6.15.4. Bij deze stand van zaken kunnen de proceskosten in hoger beroep tot een bedrag van € 50.000,-- worden toegewezen. Gelet op de opbouw van het kostenoverzicht moet het bij het door Fatboy gevorderde en toe te wijzen bedrag gaan om een bedrag exclusief btw.
6.15.5. In eerste aanleg had Fatboy haar kosten gespecificeerd tot een bedrag van € 25.434,91 inclusief 19% btw (tabblad 11 in het dossier, blad 3/3); dit had betrekking op werkzaamheden tot 1 april 2008. Exclusief btw bedraagt dit € 21.373,87.
Op 13 mei 2008 vond de behandeling ten overstaan van de voorzieningenrechter plaats.
In het overzicht van de kosten in hoger beroep, kosten van De Brauw Blackstone Westbroek wordt verwezen naar een factuur nr. 13108195 van 30-7-2009, maar dat moet zijn: 30 juli 2008. Deze factuur, groot € 72.607,50 exclusief btw, had betrekking op werkzaamheden vanaf 1 april 2008 en betreft deels de eerste aanleg.
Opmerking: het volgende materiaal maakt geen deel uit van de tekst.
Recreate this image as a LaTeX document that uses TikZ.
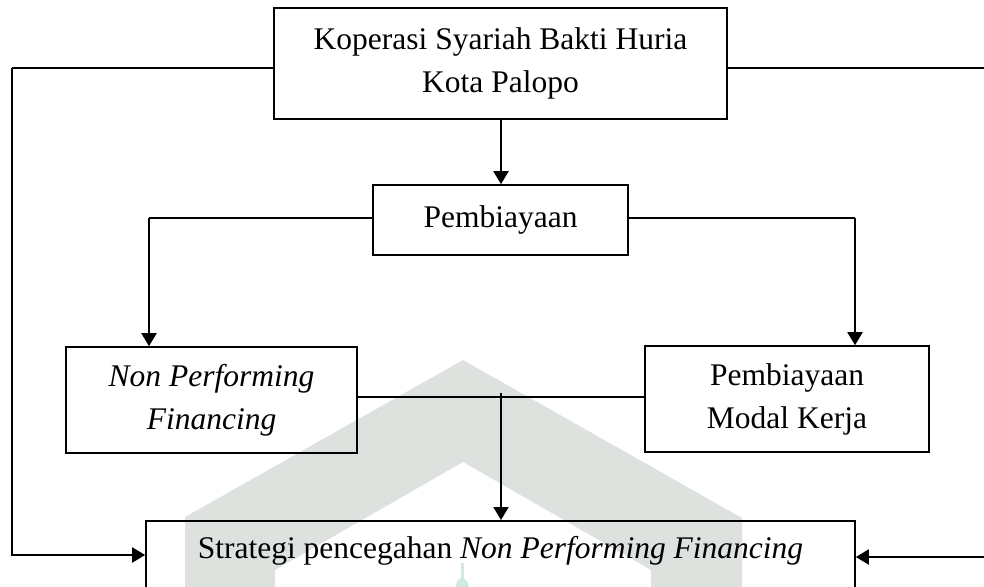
\documentclass[tikz,border=0pt]{standalone}
\usepackage{fontspec}
\setmainfont{Liberation Serif}
\usetikzlibrary{arrows.meta}
\definecolor{wmgrey}{RGB}{221,226,223}
\definecolor{wmmint}{RGB}{208,234,221}
\begin{document}
\begin{tikzpicture}[x=1pt,y=-1pt,
  box/.style={draw,line width=1.6pt,inner sep=0pt,align=center,
    font=\fontsize{31.5}{43}\selectfont},
  link/.style={line width=1.3pt},
  flow/.style={line width=2pt,-{Triangle[width=15pt,length=13pt]}},
]
\useasboundingbox (0,0) rectangle (984,586);
% background emblem
\fill[wmgrey] (185,600) -- (185,517) -- (463,360) -- (742,518) -- (742,600)
  -- (651,600) -- (651,570) -- (463,462) -- (275,570) -- (275,600) -- cycle;
\fill[wmmint] (461,563) rectangle (463.5,580);
\fill[wmmint] (455,590) -- (457,581) -- (462,577) -- (467,581) -- (470,590) -- cycle;

% boxes
\node[box,minimum width=453pt,minimum height=111pt] (top) at (500.5,63.5)
  {Koperasi Syariah Bakti Huria\\Kota Palopo};
\node[box,minimum width=255pt,minimum height=70pt] (pem) at (500.5,220)
  {Pembiayaan};
\node[box,minimum width=291pt,minimum height=106pt] (npf) at (211.5,400)
  {\itshape Non Performing\\\itshape Financing};
\node[box,minimum width=284pt,minimum height=106pt] (pmk) at (787,399)
  {Pembiayaan\\Modal Kerja};
\node[box,minimum width=709pt,text height=38pt,text depth=52pt,anchor=north]
  (str) at (500.5,520) {Strategi pencegahan \textit{Non Performing Financing}};

% routing points
\coordinate (lt) at (12,68);
\coordinate (rt) at (998,68);
\coordinate (lb) at (149,218);
\coordinate (rb) at (855,218);
\coordinate (jn) at (501,397);
\coordinate (js) at (501,393);

% connectors
\draw[flow] (top.south -| js) -- (pem.north -| js);
\draw[link] (top.west |- lt) -- (lt);
\draw[flow] (lt) |- (str.west |- 0,555);
\draw[link] (top.east |- rt) -- (rt);
\draw[flow] (rt) |- (str.east |- 0,557);
\draw[link] (pem.west |- lb) -- (lb);
\draw[flow] (lb) -- (npf.north -| lb);
\draw[link] (pem.east |- rb) -- (rb);
\draw[flow] (rb) -- (pmk.north -| rb);
\draw[link] (npf.east |- jn) -- (pmk.west |- jn);
\draw[flow] (js) -- (str.north -| js);
\end{tikzpicture}
\end{document}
Volgens (de raadsman van) Fatboy betrof dat 242,10 uren. Het hof telt 239,30 uren, maar kan zich plaatselijk vergist hebben.
6.15.6. Van die 239,30 uren vallen er 63,2 na 13 mei 2008 (datum kort geding) en dus 176,10 daarvoor. Naar rato teruggerekend naar 242,10 uren: 63,9 na 13 mei 2008 en 178,2 voor 13 mei.
6.15.7. Dat betekent dat van de rekening van 30 juli 2008 een deel groot 178,2 ./. 242,1 x € 72.607,50 oftewel € 53.443,43 betrekking zou hebben op de procedure in eerste aanleg en een deel groot € 19.164,07 – en dus niet € 40.000,-- - betrekking zou hebben op het hoger beroep.
6.15.8. In de eigen specificatie van Fatboy ligt echter besloten dat zij van die factuur slechts € 32.607,50 (exclusief btw) toerekent aan de eerste aanleg. Die proceskosten zijn niet gemotiveerd door SB betwist.
6.15.9. Aan proceskosten in eerste aanleg is dus toewijsbaar € 21.373,87 plus € 32.607,50, samen € 53.981,37, exclusief btw.